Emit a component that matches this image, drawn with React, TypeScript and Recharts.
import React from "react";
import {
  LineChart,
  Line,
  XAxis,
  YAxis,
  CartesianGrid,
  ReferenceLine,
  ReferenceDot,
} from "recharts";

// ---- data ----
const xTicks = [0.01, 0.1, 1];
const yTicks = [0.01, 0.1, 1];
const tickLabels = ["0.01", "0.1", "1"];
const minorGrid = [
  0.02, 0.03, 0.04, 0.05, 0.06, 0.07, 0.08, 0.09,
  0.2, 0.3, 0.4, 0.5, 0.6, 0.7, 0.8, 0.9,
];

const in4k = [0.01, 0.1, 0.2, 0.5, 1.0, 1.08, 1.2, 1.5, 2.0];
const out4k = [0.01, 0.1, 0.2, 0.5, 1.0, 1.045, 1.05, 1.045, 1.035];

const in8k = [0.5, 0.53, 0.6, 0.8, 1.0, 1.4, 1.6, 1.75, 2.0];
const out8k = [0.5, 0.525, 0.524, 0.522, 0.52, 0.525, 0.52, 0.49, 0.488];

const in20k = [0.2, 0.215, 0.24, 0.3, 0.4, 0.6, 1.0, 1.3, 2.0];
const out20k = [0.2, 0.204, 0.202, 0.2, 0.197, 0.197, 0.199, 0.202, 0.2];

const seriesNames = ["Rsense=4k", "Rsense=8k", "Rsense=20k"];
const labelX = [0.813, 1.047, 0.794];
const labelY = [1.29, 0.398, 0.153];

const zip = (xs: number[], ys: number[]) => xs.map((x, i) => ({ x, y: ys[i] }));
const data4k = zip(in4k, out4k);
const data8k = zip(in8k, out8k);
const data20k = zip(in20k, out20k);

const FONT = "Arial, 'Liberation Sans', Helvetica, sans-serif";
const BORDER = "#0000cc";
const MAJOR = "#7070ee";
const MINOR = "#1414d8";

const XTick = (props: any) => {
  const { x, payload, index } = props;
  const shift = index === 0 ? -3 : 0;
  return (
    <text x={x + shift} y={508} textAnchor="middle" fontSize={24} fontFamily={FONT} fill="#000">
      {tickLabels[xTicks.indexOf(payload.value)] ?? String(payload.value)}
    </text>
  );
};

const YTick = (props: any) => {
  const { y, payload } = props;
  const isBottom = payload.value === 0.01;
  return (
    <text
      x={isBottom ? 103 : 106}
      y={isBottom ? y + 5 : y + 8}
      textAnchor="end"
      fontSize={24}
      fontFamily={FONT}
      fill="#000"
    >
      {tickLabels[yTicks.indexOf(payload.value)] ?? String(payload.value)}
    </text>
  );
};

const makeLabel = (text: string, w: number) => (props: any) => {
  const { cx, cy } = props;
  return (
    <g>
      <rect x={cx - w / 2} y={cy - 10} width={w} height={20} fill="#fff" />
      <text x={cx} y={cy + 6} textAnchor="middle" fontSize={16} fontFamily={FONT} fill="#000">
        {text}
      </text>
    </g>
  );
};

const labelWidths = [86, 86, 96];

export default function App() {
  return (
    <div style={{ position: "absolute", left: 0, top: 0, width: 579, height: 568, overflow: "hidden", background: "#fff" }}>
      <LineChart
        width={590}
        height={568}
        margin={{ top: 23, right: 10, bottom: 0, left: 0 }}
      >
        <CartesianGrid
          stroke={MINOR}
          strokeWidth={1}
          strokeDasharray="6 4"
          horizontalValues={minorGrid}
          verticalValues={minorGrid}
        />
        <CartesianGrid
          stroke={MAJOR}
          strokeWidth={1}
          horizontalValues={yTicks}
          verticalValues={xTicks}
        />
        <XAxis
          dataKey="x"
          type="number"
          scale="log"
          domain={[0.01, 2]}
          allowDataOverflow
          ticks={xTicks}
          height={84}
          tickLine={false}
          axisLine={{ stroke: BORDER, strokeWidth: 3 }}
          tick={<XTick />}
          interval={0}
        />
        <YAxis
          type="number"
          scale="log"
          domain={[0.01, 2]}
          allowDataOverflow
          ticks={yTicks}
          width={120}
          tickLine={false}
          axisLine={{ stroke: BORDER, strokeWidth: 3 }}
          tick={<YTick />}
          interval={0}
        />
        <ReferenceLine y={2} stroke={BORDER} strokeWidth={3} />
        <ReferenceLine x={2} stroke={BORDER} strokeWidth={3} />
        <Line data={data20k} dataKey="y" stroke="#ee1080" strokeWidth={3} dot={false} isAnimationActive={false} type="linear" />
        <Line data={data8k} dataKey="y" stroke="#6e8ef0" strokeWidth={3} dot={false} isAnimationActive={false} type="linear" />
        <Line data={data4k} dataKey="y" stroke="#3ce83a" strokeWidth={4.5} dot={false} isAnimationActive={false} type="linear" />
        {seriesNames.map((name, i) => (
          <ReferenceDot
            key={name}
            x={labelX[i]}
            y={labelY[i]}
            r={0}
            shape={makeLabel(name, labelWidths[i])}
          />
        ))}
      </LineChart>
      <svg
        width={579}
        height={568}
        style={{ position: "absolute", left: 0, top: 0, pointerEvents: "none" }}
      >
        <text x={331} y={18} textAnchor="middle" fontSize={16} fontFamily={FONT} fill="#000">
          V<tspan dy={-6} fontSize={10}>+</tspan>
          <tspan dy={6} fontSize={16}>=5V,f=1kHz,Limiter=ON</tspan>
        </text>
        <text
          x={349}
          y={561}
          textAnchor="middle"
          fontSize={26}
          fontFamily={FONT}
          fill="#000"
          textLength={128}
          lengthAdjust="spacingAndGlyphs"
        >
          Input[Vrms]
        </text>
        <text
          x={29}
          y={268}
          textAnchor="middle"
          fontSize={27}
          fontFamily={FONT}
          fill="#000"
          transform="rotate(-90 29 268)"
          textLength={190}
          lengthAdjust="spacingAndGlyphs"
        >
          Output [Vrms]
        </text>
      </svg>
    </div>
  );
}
==
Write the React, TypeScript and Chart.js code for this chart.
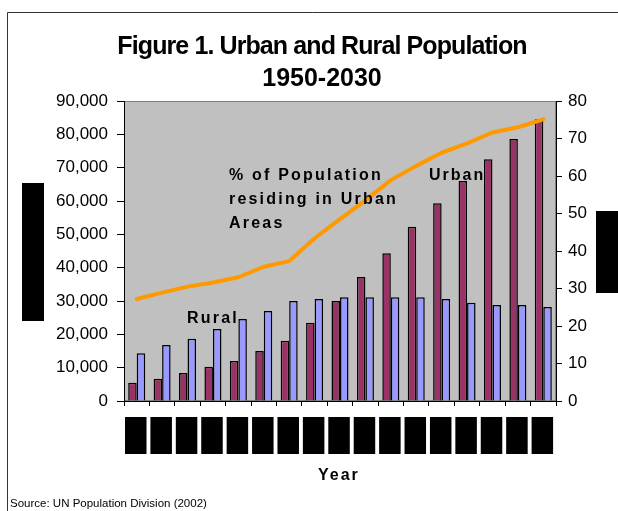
* * *
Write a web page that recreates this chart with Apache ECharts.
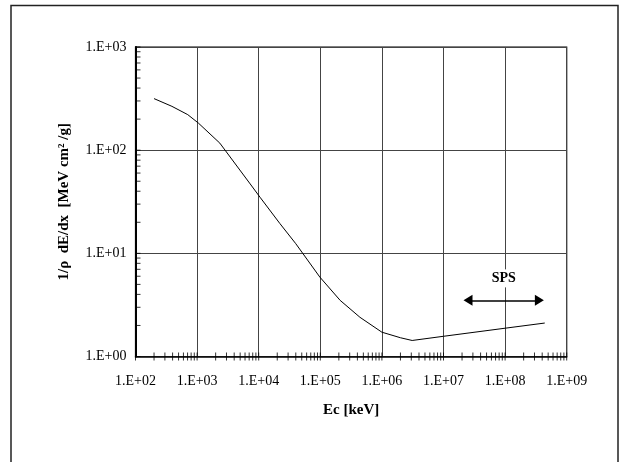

- _Short exercise_
Out of the preceding entries, pull every line containing the string "that".

- _Written solution_
Emit a component that matches this image, drawn with React, TypeScript and Recharts.
Write a web page that recreates this chart with Apache ECharts.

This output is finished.